>> START MATERIAL FOR THE TASK
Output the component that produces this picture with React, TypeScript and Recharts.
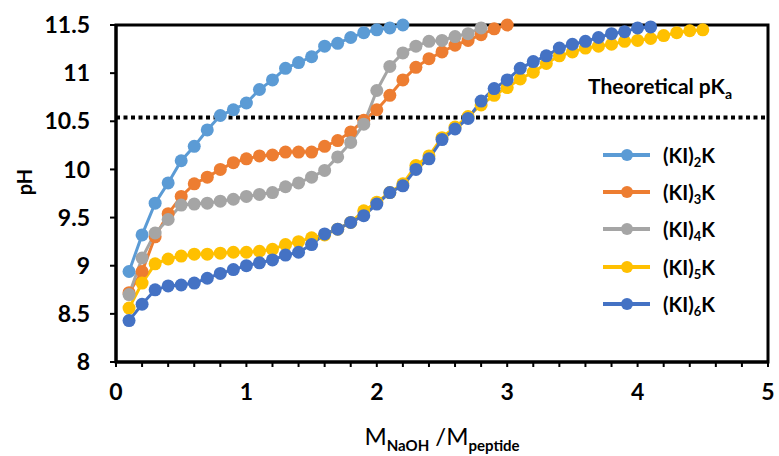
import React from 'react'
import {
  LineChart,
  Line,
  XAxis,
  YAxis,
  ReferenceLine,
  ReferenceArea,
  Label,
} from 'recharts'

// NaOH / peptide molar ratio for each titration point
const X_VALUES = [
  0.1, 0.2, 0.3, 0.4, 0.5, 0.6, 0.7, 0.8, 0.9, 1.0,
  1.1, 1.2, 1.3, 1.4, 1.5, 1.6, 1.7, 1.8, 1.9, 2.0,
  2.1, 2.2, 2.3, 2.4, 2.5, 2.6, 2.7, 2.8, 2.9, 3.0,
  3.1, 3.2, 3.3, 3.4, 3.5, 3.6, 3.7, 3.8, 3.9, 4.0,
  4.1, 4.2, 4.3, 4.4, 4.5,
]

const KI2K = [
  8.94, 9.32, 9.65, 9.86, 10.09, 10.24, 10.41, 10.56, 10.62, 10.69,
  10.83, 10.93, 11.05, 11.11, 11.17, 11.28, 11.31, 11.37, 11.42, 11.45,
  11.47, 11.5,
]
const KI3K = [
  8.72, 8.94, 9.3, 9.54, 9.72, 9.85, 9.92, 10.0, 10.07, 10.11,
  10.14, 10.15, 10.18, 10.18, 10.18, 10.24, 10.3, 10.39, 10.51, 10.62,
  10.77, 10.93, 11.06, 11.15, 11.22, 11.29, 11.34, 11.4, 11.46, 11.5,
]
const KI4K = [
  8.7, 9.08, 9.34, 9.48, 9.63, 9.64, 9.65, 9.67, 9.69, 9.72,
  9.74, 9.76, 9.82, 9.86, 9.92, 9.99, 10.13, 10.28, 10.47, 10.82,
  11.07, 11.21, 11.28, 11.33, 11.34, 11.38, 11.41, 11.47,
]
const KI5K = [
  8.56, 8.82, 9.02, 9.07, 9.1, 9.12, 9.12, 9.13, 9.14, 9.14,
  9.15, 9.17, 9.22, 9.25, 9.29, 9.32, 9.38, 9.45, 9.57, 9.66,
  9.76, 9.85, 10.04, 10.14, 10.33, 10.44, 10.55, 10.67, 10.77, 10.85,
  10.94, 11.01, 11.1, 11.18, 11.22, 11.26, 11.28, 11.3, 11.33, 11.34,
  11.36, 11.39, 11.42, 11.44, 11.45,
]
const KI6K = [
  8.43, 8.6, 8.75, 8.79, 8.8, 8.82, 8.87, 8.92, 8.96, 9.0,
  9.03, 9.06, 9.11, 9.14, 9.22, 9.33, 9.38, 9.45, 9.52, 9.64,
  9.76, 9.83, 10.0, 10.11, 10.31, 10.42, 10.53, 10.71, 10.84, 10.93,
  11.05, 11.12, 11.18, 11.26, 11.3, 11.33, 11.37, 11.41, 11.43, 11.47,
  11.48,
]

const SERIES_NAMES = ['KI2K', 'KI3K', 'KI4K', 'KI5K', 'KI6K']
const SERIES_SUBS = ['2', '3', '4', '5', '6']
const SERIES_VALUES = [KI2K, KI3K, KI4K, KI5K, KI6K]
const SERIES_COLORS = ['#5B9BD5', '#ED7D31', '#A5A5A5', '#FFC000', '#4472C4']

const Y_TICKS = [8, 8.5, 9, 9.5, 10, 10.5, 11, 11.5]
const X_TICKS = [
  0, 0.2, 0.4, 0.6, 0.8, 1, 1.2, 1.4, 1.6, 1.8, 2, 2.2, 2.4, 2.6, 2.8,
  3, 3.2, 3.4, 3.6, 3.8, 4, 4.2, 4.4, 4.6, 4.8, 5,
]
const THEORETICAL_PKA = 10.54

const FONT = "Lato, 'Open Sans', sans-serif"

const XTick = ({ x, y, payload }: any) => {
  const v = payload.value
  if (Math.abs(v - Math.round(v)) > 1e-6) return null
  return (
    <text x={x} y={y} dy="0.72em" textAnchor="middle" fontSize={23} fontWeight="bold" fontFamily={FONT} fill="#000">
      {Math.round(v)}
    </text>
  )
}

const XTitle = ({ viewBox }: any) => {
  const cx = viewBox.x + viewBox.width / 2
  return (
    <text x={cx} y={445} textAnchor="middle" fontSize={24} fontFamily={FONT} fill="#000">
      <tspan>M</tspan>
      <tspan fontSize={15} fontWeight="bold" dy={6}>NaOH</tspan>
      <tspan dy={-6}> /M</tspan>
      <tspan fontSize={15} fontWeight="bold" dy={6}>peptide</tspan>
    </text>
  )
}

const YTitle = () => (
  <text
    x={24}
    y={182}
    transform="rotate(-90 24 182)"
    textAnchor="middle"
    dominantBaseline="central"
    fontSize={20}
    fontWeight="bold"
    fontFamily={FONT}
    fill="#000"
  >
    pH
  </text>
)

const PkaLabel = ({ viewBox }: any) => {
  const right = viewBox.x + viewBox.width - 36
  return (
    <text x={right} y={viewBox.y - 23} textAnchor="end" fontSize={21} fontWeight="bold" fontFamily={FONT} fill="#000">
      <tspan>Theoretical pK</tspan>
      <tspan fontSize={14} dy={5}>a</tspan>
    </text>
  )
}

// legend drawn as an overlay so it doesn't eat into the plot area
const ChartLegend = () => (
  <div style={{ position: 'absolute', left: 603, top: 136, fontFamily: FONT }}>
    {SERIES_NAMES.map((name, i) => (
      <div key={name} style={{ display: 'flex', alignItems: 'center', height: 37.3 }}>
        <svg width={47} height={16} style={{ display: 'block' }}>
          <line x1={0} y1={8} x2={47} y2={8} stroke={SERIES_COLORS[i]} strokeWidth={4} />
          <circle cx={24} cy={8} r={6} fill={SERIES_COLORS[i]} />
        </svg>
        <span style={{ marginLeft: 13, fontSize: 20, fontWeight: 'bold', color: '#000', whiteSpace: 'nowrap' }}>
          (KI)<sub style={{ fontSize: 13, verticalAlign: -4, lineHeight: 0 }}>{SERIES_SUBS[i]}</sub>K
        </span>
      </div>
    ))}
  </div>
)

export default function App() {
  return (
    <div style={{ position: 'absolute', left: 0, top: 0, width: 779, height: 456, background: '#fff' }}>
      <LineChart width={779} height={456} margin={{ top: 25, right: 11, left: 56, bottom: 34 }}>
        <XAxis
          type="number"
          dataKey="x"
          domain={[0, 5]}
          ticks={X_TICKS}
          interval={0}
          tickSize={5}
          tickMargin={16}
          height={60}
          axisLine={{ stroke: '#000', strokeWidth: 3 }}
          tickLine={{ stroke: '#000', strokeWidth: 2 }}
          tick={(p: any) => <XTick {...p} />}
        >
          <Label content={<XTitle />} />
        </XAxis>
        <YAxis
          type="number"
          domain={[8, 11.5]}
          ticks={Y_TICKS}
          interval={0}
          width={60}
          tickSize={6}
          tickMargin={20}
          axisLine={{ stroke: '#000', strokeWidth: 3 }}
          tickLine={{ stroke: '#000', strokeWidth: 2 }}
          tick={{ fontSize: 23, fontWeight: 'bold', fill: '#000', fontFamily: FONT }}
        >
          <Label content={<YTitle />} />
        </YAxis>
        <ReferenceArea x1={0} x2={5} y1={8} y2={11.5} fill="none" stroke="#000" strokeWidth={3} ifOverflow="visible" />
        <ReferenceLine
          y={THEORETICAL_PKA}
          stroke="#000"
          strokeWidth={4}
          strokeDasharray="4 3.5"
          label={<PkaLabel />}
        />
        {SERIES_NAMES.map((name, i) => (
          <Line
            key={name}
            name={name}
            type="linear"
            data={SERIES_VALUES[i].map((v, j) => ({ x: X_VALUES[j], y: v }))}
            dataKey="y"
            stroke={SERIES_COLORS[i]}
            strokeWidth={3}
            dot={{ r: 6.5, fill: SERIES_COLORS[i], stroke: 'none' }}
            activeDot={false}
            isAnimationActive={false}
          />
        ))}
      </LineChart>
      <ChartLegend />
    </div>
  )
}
>> END MATERIAL FOR THE TASK
>> START MATERIAL FOR THE TASK
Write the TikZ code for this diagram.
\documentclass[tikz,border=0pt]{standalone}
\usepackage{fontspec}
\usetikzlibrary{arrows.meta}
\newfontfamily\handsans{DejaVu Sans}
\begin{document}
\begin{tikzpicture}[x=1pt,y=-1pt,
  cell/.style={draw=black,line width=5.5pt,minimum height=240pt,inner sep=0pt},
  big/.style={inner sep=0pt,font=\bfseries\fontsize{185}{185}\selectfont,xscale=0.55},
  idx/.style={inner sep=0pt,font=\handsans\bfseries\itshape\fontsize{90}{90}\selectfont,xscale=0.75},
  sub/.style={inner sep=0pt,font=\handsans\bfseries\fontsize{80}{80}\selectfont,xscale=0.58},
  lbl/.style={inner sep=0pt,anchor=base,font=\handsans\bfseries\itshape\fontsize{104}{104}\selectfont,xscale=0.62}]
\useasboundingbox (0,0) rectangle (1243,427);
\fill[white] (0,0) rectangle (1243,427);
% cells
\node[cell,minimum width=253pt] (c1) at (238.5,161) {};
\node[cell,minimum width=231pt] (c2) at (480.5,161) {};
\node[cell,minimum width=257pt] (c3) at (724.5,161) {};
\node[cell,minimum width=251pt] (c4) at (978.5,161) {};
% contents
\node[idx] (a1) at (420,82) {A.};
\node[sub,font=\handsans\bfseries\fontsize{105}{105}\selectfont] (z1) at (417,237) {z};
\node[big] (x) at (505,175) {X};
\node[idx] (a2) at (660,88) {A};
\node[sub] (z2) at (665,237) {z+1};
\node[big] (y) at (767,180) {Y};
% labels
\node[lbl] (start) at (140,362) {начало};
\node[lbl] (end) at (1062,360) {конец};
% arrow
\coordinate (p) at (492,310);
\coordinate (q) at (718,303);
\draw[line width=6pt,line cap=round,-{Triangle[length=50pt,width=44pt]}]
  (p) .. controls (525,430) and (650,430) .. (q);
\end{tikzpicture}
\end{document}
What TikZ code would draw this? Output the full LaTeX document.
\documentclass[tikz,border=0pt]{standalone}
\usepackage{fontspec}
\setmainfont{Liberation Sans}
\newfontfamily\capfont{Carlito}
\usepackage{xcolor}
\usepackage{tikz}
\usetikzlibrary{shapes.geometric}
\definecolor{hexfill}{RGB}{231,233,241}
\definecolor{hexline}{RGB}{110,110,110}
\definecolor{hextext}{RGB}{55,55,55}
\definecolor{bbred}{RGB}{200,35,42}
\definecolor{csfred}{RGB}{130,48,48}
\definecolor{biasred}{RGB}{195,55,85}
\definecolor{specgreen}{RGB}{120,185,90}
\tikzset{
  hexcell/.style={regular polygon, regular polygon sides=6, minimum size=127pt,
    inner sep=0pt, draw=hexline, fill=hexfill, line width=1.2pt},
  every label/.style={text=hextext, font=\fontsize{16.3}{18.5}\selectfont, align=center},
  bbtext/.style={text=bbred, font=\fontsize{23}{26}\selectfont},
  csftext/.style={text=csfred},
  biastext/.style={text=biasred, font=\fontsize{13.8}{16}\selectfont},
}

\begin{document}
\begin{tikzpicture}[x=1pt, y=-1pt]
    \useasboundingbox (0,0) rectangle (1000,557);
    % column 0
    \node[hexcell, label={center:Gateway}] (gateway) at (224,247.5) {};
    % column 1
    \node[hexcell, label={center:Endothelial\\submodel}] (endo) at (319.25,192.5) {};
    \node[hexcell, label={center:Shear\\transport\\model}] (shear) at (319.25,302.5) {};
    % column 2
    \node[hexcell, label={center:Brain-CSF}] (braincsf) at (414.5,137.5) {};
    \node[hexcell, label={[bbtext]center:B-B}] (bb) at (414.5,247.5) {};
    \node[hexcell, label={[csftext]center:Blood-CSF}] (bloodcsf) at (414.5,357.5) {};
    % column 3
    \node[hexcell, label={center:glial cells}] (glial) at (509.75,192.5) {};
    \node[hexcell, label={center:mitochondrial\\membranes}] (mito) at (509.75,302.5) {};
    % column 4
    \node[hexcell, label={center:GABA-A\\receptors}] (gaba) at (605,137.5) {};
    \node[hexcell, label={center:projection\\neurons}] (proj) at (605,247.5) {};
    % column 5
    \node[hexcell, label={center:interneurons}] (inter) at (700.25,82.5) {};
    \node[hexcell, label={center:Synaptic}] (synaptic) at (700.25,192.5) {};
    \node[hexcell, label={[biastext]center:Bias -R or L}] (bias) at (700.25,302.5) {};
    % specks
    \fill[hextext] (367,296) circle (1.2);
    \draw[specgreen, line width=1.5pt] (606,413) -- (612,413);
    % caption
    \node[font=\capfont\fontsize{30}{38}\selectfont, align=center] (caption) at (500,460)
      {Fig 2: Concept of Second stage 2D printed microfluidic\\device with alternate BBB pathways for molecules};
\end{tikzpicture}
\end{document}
>> END MATERIAL FOR THE TASK
▸ **REQUIREMENTS**
From the entries above, select each line containing the string "with".

▸ **CORRECT OUTPUT**
Output the component that produces this picture with React, TypeScript and Recharts.
      {Fig 2: Concept of Second stage 2D printed microfluidic\\device with alternate BBB pathways for molecules};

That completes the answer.